Op 25 oktober 2005 heeft mr. H.M.S. Cremers zich in deze zaak als raadsvrouwe van klager gesteld.
Op grond van haar onderzoek overweegt en beslist de beroepscommissie als volgt.
1. De inhoud van de bestreden beslissing
De selectiefunctionaris heeft het bezwaarschrift van klager gericht tegen de beslissing hem te plaatsen in de gevangenis Nieuw Vosseveld te Vught ongegrond verklaard.
2. De feiten
Klager is sedert 16 juli 2005 gedetineerd. Hij verbleef in de locatie De Leuvense Poort te ’s-Hertogenbosch, een huis van bewaring. Op 23 september 2005 is hij geplaatst in de gevangenis Nieuw Vosseveld, waar een regime van algehele gemeenschap geldt.
3. De standpunten
3.1. Door klager is het beroep tegen de bestreden beslissing van de selectiefunctionaris als volgt toegelicht.
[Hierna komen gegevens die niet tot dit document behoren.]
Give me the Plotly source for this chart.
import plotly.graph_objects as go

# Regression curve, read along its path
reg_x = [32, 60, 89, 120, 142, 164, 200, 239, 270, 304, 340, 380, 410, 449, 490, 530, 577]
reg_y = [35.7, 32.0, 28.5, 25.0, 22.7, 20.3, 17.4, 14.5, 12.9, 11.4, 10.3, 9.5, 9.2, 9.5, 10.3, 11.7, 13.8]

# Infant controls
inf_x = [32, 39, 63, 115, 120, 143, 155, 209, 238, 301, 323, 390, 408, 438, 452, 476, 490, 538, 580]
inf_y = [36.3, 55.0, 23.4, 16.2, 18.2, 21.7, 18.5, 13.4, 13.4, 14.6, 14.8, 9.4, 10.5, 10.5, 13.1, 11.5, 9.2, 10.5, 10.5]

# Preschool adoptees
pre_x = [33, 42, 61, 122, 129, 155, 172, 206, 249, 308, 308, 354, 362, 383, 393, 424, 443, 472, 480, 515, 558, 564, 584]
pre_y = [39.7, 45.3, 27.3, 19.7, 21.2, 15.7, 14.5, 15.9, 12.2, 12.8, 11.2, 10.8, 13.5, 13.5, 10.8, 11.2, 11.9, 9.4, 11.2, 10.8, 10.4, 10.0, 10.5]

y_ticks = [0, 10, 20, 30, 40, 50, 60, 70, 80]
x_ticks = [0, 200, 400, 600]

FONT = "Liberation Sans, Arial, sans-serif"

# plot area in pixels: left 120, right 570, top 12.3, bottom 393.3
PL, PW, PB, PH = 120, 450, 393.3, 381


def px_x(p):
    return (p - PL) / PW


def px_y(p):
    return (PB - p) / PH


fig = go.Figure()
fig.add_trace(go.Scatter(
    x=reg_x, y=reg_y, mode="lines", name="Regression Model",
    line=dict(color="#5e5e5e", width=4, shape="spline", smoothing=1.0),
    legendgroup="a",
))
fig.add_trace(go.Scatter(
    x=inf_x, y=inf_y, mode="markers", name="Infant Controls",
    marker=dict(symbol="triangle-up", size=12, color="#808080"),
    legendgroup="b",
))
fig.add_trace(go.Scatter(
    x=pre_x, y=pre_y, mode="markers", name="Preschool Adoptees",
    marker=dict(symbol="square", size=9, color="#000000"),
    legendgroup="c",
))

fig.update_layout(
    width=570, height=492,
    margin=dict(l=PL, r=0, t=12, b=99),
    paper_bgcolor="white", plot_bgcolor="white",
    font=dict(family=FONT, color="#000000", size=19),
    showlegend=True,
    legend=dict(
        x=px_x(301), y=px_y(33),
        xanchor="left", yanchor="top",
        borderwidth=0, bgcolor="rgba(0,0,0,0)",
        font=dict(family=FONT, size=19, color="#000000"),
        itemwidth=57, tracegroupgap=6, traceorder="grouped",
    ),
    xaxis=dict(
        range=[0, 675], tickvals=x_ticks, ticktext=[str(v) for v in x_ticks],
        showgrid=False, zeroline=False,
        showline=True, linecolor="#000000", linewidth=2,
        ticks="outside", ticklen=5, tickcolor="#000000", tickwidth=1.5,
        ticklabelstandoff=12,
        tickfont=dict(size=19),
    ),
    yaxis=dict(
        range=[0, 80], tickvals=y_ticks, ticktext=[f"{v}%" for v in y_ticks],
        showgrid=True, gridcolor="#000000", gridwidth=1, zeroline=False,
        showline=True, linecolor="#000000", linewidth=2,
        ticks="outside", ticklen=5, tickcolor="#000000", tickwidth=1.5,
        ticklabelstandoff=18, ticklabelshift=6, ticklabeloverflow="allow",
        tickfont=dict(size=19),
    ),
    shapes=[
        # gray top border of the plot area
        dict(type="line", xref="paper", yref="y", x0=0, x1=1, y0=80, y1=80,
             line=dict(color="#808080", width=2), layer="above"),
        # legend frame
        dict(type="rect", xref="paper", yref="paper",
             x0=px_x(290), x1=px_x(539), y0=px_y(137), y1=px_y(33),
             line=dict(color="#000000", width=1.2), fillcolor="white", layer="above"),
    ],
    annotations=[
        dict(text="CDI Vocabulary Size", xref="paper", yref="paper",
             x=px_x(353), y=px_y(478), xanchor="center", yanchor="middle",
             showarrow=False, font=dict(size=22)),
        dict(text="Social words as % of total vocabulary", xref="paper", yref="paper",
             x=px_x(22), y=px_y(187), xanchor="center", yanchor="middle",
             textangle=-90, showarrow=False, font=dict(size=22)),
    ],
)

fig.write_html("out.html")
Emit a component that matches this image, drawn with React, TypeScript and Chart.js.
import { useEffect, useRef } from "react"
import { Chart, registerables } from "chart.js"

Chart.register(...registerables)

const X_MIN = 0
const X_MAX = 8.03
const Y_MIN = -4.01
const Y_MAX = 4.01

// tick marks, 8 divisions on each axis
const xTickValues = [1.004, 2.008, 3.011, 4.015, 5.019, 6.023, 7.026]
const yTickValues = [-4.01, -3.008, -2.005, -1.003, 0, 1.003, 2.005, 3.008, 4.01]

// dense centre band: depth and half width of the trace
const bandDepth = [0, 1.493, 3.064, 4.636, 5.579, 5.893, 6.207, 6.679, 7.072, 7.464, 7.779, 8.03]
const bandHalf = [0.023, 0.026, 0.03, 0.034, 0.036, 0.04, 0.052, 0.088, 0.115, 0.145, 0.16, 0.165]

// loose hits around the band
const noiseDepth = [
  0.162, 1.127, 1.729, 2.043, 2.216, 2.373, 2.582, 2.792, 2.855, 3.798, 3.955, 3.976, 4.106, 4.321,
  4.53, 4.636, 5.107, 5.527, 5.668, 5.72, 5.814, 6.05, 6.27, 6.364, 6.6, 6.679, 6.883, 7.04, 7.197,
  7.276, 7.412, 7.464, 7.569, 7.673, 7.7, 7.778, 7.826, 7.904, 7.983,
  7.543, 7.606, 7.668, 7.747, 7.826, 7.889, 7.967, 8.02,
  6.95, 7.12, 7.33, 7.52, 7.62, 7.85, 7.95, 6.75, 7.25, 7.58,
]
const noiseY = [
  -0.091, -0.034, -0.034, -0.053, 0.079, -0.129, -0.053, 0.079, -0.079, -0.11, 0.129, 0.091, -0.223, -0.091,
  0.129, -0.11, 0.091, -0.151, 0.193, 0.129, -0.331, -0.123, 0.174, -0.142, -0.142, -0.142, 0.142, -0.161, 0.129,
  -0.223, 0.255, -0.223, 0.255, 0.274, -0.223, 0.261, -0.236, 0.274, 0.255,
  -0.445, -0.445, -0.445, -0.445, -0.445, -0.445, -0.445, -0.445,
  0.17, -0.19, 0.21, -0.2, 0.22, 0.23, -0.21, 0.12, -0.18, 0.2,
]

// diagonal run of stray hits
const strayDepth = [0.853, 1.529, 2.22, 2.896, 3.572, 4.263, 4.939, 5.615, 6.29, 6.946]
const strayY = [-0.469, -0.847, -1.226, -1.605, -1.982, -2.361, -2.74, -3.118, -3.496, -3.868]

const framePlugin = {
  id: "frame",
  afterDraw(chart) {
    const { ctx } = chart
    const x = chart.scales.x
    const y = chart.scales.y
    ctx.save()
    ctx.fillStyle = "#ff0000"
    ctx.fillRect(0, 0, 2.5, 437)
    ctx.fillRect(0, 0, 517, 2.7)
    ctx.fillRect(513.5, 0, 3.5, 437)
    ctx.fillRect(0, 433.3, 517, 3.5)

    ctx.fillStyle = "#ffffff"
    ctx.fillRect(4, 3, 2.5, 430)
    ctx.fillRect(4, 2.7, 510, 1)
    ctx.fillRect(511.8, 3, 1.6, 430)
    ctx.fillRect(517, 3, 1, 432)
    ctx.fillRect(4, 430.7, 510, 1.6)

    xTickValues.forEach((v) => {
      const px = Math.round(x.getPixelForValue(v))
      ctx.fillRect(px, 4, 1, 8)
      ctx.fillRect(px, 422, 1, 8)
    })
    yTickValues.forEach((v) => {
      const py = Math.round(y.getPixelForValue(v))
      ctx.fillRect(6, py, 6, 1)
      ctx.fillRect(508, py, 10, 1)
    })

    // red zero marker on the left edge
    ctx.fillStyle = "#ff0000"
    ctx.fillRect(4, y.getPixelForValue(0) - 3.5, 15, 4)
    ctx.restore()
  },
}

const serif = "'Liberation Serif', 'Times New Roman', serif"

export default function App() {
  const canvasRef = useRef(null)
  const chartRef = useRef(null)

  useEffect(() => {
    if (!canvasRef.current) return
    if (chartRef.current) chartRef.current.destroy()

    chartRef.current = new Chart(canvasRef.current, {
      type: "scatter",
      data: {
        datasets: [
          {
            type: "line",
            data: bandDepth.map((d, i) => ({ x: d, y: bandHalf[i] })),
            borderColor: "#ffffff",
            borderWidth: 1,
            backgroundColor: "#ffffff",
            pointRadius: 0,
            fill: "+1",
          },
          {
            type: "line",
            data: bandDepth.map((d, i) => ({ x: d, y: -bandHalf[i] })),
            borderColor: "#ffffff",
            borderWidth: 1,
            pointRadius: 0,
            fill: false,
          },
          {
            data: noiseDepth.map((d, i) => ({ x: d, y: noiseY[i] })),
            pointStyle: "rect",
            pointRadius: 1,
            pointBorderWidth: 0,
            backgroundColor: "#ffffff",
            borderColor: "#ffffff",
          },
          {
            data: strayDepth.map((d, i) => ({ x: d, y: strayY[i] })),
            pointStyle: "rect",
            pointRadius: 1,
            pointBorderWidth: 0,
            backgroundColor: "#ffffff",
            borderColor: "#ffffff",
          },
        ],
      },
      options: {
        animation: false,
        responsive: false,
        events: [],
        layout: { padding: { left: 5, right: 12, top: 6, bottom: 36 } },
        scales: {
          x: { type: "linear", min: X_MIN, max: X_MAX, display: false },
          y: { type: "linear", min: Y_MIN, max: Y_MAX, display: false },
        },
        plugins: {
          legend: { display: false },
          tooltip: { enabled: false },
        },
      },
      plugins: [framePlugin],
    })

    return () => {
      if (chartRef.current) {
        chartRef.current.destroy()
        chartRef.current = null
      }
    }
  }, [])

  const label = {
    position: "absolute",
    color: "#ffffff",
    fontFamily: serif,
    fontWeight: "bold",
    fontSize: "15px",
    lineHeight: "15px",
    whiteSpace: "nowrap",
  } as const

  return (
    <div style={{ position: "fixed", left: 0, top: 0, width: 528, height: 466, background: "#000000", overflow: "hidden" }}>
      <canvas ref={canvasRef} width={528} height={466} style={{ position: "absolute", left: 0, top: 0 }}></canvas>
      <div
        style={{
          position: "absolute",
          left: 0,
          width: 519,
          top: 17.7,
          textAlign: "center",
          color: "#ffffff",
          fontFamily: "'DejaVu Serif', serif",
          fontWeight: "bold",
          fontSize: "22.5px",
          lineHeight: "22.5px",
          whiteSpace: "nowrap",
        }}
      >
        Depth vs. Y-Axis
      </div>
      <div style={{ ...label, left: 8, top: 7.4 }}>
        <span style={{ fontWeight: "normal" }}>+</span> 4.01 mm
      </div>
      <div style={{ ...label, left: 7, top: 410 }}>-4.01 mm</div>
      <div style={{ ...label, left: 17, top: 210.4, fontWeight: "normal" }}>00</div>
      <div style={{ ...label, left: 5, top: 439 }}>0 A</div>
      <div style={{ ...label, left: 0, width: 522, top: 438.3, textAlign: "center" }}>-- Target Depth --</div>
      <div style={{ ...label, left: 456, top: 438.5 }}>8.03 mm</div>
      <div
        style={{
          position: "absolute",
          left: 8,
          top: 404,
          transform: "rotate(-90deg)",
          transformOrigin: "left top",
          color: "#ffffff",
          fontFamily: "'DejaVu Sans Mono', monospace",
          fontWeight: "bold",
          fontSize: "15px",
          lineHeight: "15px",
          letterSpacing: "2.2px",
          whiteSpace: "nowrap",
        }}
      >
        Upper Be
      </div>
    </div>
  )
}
Klager is het er niet mee eens dat de politie zijn verlofadres, bij zijn moeder, heeft afgekeurd, terwijl zijn moeder haar toestemming had gegeven. Klager had de goedkeuring van de politie nodig om naar een half open inrichting te gaan, bij voorkeur de
gevangenis Maashegge. Hij had ‘buiten’ een vaste baan en ‘huisje-boompje-beestje’. Hij kan het nauwelijks uithouden in de gevangenis Nieuw Vosseveld. Na de gevangenis Maashegge heeft klager de gevangenis De Geerhorst als tweede keus opgegeven en niet
de
gevangenis Nieuw Vosseveld.
3.2. Door de raadsvrouwe van klager is het beroep, zakelijk weergegeven, als volgt toegelicht.
De moeder van klager heeft een verklaring op schrift gesteld, waaruit blijkt dat klager van harte welkom is bij haar tijdens zijn verlof, zoals tijdens de viering van zijn verjaardag. Hieruit kan worden geconcludeerd dat er, in tegenstelling tot wat de
selectiefunctionaris aangeeft, wel degelijk een verlofadres is voor klager. De in het procesdossier aangetroffen verklaring van de politie Brabant-Noord d.d. 6 september 2005 vermeldt slechts dat er een aanvaardbaar verlofadres ontbreekt voor klager,
er
wordt echter op geen enkele wijze gemotiveerd waarom men tot deze conclusie is gekomen. Klagers moeder wenst klager overigens niet op te vangen na afloop van zijn detentie. Zij biedt hem wel een aanvaardbaar verlofadres.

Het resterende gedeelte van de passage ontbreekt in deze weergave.